◆ DATA FOR PROCESSING
— START —
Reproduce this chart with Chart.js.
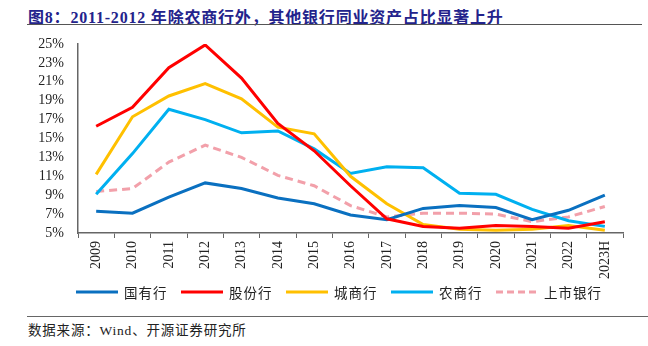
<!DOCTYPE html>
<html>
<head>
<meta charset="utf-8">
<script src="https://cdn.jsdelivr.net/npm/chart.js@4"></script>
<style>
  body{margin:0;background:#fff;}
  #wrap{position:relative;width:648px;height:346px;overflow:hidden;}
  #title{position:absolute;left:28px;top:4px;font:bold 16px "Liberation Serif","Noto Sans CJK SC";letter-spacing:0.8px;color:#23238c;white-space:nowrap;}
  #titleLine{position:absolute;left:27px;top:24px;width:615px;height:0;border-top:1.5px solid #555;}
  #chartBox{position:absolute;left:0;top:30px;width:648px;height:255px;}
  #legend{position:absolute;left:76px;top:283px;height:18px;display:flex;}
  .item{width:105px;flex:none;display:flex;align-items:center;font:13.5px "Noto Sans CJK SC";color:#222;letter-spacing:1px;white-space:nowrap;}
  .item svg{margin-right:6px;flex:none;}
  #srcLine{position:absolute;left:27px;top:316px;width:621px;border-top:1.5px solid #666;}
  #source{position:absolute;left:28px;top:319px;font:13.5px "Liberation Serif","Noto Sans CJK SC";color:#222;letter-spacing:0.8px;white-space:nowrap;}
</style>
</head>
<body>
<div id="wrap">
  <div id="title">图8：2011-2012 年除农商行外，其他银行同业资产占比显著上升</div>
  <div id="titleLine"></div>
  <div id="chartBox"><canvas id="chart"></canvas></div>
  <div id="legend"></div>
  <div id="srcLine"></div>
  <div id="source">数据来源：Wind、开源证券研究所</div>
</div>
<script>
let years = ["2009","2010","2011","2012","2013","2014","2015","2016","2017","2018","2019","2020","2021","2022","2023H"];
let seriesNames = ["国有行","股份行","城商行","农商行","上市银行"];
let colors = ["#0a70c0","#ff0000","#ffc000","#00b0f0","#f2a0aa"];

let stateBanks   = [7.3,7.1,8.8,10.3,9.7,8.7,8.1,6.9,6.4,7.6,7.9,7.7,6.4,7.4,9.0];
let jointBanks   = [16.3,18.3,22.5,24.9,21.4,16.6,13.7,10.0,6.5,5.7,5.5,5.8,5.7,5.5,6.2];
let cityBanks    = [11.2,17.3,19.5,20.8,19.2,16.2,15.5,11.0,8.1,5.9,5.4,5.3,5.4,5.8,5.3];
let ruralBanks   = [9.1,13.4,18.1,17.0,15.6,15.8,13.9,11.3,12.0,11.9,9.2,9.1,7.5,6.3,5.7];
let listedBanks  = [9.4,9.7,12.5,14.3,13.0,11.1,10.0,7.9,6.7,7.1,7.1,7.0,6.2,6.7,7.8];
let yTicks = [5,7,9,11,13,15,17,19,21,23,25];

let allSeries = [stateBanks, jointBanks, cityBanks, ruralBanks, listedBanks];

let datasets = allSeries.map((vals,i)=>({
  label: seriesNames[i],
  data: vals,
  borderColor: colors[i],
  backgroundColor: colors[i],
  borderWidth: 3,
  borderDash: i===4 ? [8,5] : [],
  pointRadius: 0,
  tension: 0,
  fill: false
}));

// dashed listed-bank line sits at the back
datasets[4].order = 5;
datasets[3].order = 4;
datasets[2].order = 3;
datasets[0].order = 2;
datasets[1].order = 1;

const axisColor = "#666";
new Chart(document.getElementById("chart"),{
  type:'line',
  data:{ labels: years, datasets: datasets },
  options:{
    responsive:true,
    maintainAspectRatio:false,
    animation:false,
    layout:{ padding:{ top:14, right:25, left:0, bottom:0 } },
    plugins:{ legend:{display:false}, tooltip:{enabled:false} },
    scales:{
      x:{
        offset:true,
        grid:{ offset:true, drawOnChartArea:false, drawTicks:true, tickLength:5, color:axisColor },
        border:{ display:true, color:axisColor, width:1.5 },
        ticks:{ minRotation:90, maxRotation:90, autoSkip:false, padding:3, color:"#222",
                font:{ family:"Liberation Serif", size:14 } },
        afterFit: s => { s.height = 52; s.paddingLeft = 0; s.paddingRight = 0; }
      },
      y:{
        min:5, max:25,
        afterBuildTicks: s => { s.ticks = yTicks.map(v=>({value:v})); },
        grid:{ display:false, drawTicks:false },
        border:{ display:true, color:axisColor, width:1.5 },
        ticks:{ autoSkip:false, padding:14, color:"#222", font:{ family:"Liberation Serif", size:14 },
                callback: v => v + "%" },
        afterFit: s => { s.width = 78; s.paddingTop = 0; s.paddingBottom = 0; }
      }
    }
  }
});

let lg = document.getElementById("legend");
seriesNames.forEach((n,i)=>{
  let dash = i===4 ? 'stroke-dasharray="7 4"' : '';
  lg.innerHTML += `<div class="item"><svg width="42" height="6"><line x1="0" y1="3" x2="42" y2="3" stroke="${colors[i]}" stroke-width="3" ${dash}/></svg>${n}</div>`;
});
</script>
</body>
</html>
— END —
— START —
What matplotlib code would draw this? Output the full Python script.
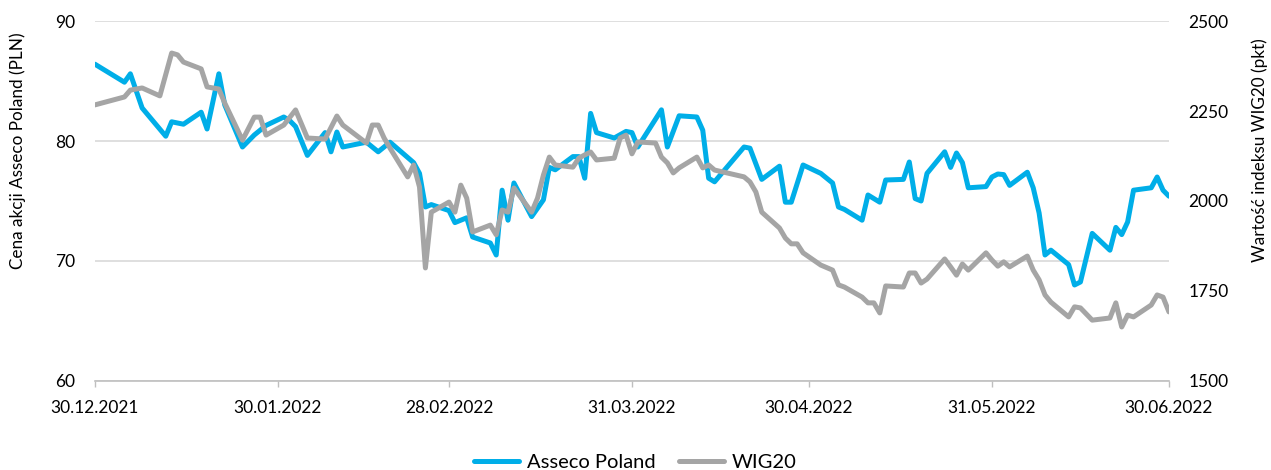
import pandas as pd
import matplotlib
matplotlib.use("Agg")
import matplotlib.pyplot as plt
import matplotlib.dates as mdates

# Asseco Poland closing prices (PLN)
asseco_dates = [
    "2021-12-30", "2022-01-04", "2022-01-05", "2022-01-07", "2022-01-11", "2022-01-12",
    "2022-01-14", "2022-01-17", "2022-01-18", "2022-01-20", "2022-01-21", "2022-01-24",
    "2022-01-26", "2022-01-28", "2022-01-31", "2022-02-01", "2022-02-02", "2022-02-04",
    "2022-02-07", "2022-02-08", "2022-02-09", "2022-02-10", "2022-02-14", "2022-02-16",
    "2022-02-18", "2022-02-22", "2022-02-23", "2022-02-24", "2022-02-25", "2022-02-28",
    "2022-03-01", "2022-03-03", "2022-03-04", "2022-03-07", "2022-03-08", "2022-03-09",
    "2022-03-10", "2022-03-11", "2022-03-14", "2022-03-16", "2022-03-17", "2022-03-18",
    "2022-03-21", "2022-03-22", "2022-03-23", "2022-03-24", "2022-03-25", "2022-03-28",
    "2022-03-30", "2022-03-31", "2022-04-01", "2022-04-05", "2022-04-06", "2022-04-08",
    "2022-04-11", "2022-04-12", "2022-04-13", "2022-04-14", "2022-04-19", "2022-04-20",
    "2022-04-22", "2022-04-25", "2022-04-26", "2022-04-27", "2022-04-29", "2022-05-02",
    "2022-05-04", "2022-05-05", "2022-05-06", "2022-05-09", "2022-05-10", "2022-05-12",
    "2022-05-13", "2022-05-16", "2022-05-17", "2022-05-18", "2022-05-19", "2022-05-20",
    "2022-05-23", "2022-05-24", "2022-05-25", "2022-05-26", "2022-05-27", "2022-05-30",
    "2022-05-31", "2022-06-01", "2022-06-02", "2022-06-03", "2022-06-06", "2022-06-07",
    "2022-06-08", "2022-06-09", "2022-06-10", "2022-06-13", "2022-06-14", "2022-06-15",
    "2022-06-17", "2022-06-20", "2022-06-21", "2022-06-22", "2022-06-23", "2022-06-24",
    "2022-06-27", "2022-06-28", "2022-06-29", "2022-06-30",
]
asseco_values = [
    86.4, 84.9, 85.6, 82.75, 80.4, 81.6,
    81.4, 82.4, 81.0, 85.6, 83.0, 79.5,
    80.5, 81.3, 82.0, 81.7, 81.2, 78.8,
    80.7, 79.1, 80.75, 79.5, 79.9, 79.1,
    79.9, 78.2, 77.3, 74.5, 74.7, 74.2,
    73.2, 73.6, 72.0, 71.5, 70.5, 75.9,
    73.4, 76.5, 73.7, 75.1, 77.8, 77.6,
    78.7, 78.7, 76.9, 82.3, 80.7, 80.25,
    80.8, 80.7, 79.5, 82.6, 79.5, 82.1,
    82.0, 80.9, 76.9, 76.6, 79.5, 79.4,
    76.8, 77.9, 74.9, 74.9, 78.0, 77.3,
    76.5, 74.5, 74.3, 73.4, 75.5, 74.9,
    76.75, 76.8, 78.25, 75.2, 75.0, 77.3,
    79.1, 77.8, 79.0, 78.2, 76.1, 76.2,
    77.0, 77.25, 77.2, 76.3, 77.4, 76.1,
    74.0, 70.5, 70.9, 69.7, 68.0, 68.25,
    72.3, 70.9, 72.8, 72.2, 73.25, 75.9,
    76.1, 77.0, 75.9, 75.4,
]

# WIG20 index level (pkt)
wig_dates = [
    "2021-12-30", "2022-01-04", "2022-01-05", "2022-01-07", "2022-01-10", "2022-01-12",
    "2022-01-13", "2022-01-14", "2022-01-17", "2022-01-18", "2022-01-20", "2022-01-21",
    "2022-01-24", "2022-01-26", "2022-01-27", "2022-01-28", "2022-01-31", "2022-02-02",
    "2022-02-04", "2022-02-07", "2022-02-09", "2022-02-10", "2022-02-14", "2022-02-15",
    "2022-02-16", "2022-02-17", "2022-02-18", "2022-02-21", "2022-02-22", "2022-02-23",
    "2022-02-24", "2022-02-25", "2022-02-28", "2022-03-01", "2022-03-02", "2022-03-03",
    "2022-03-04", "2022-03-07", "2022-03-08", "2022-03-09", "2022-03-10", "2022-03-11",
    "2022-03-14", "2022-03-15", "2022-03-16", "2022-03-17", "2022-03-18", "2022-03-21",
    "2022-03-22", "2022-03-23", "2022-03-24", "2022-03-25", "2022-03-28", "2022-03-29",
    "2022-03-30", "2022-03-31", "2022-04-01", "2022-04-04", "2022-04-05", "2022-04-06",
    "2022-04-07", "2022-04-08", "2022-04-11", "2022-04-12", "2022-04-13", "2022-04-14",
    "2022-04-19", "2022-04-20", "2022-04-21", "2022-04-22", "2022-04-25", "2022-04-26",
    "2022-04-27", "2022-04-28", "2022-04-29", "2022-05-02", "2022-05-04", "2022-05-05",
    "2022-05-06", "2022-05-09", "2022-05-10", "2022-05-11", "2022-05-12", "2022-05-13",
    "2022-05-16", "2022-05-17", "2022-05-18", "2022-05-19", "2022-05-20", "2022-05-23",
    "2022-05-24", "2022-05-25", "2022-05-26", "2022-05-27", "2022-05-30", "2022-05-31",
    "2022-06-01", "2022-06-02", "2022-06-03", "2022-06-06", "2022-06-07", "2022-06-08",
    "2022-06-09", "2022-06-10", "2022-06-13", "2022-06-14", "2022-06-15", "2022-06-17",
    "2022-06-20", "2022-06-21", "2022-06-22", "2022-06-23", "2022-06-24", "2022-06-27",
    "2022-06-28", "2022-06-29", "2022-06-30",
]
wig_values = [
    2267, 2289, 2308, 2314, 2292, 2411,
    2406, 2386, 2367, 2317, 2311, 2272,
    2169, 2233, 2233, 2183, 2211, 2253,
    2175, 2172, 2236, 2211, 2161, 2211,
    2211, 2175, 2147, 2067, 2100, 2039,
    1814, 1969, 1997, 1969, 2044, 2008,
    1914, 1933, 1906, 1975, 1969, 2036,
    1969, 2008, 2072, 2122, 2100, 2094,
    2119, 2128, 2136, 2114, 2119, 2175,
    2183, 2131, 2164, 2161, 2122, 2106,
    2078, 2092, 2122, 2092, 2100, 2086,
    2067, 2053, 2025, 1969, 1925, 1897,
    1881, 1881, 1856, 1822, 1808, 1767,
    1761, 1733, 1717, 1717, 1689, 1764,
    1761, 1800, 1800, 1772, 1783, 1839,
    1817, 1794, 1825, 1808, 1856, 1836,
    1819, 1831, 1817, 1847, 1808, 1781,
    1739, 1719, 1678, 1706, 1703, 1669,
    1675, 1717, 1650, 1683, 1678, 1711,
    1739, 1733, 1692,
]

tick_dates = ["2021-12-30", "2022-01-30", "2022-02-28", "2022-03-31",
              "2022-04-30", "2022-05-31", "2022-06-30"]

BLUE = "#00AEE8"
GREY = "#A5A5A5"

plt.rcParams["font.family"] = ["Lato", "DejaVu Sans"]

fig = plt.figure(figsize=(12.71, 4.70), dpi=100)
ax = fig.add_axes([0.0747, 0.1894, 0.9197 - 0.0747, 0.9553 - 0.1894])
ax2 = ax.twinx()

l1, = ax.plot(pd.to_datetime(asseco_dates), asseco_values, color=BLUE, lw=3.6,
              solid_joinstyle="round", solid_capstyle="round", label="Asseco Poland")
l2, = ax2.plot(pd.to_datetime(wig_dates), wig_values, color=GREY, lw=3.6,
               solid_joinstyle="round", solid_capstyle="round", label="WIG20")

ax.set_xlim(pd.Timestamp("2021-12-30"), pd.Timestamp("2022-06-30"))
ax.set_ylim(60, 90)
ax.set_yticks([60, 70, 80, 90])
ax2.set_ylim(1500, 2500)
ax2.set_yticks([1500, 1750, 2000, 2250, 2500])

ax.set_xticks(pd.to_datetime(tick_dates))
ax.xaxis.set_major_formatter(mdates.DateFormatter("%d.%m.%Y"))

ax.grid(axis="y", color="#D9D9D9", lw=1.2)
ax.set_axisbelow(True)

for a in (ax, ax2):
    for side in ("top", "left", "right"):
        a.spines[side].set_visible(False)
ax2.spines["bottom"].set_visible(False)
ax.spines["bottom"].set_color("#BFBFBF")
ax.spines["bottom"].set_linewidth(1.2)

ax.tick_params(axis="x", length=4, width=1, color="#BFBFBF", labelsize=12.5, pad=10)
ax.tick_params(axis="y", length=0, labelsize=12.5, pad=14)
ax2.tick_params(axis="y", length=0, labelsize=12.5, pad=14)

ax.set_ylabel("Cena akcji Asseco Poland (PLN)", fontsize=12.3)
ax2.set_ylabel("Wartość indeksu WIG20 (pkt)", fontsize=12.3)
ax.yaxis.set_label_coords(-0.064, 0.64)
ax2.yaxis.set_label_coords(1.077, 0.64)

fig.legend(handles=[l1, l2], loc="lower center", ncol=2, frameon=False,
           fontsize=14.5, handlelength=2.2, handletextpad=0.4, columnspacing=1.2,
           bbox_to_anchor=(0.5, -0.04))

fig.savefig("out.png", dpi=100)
— END —
◆ WRITTEN INSTRUCTION
Using the data above, print only the lines starting at the one with "What matplotlib code" and ending at the one with "import matplotlib.dates as mdates", exactly as they stand, minus the pictures.

◆ RESPONSE
What matplotlib code would draw this? Output the full Python script.
import pandas as pd
import matplotlib
matplotlib.use("Agg")
import matplotlib.pyplot as plt
import matplotlib.dates as mdates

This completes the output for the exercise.